**GIVEN REQUEST**:
Return the data exactly, with all pictures removed.
______
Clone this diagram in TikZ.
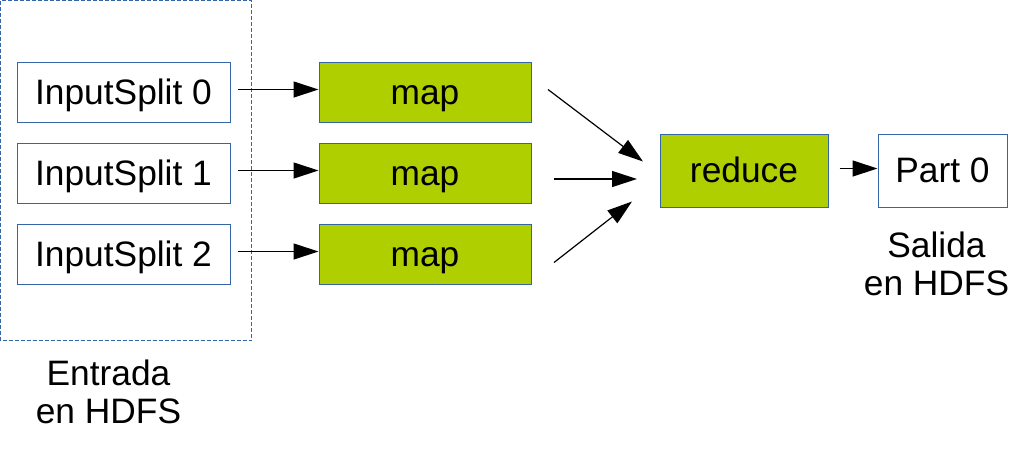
\documentclass[tikz,border=0pt]{standalone}
\usepackage{fontspec}
\setmainfont{Liberation Sans}
\usetikzlibrary{arrows.meta}
\definecolor{boxline}{RGB}{52,101,164}
\definecolor{boxgreen}{RGB}{176,207,0}
\begin{document}
\begin{tikzpicture}[x=0.75pt,y=-0.75pt,
font=\fontsize{26.5}{28}\selectfont,
box/.style={draw=boxline,line width=0.75pt,inner sep=0pt,minimum height=45.5pt,text height=18.5pt,text depth=0pt},
split/.style={box,fill=white,minimum width=159.75pt},
mapbox/.style={box,fill=boxgreen,minimum width=159pt},
flow/.style={-{Triangle[length=18.75pt,width=12pt]},line width=0.9pt},
caption/.style={align=center,inner sep=0pt}]
\useasboundingbox (0,0) rectangle (1024,451);
\draw[boxline,line width=0.75pt,dash pattern=on 3pt off 1.5pt] (0.5,0.5) rectangle (251.5,340.5);
\foreach \i/\y in {0/92.5,1/173.5,2/254.5}{
    \node[split] (split\i) at (123.5,\y) {InputSplit \i};
    \node[mapbox] (map\i) at (425,\y) {map};
    \draw[flow,shorten <=5.25pt] ([yshift=2.25pt]split\i.east) -- ([yshift=2.25pt]map\i.west);
}
\node[box,fill=boxgreen,minimum width=126pt,minimum height=54.75pt] (reduce) at (744,170.5) {reduce};
\node[box,fill=white,minimum width=96.75pt,minimum height=54.75pt] (part) at (942.5,170.5) {Part 0};
\coordinate (out0) at (548,89.5);
\coordinate (out1) at (554,179);
\coordinate (out2) at (554,262.5);
\coordinate (in0) at (643,161.5);
\coordinate (in1) at (637,179);
\coordinate (in2) at (632,201.5);
\foreach \i in {0,1,2}
    \draw[flow] (out\i) -- (in\i);
\draw[flow,shorten <=8.25pt] ([yshift=1.5pt]reduce.east) -- ([yshift=1.5pt]part.west);
\node[caption] (entrada) at (108.5,392) {Entrada\\en HDFS};
\node[caption] (salida) at (936.5,264) {Salida\\en HDFS};
\end{tikzpicture}
\end{document}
______
**OUTPUT OF THE TASK**:
Clone this diagram in TikZ.
\documentclass[tikz,border=0pt]{standalone}
\usepackage{fontspec}
\setmainfont{Liberation Sans}
\usetikzlibrary{arrows.meta}
\definecolor{boxline}{RGB}{52,101,164}
\definecolor{boxgreen}{RGB}{176,207,0}
\begin{document}
\begin{tikzpicture}[x=0.75pt,y=-0.75pt,
font=\fontsize{26.5}{28}\selectfont,
box/.style={draw=boxline,line width=0.75pt,inner sep=0pt,minimum height=45.5pt,text height=18.5pt,text depth=0pt},
split/.style={box,fill=white,minimum width=159.75pt},
mapbox/.style={box,fill=boxgreen,minimum width=159pt},
flow/.style={-{Triangle[length=18.75pt,width=12pt]},line width=0.9pt},
caption/.style={align=center,inner sep=0pt}]
\useasboundingbox (0,0) rectangle (1024,451);
\draw[boxline,line width=0.75pt,dash pattern=on 3pt off 1.5pt] (0.5,0.5) rectangle (251.5,340.5);
\foreach \i/\y in {0/92.5,1/173.5,2/254.5}{
    \node[split] (split\i) at (123.5,\y) {InputSplit \i};
    \node[mapbox] (map\i) at (425,\y) {map};
    \draw[flow,shorten <=5.25pt] ([yshift=2.25pt]split\i.east) -- ([yshift=2.25pt]map\i.west);
}
\node[box,fill=boxgreen,minimum width=126pt,minimum height=54.75pt] (reduce) at (744,170.5) {reduce};
\node[box,fill=white,minimum width=96.75pt,minimum height=54.75pt] (part) at (942.5,170.5) {Part 0};
\coordinate (out0) at (548,89.5);
\coordinate (out1) at (554,179);
\coordinate (out2) at (554,262.5);
\coordinate (in0) at (643,161.5);
\coordinate (in1) at (637,179);
\coordinate (in2) at (632,201.5);
\foreach \i in {0,1,2}
    \draw[flow] (out\i) -- (in\i);
\draw[flow,shorten <=8.25pt] ([yshift=1.5pt]reduce.east) -- ([yshift=1.5pt]part.west);
\node[caption] (entrada) at (108.5,392) {Entrada\\en HDFS};
\node[caption] (salida) at (936.5,264) {Salida\\en HDFS};
\end{tikzpicture}
\end{document}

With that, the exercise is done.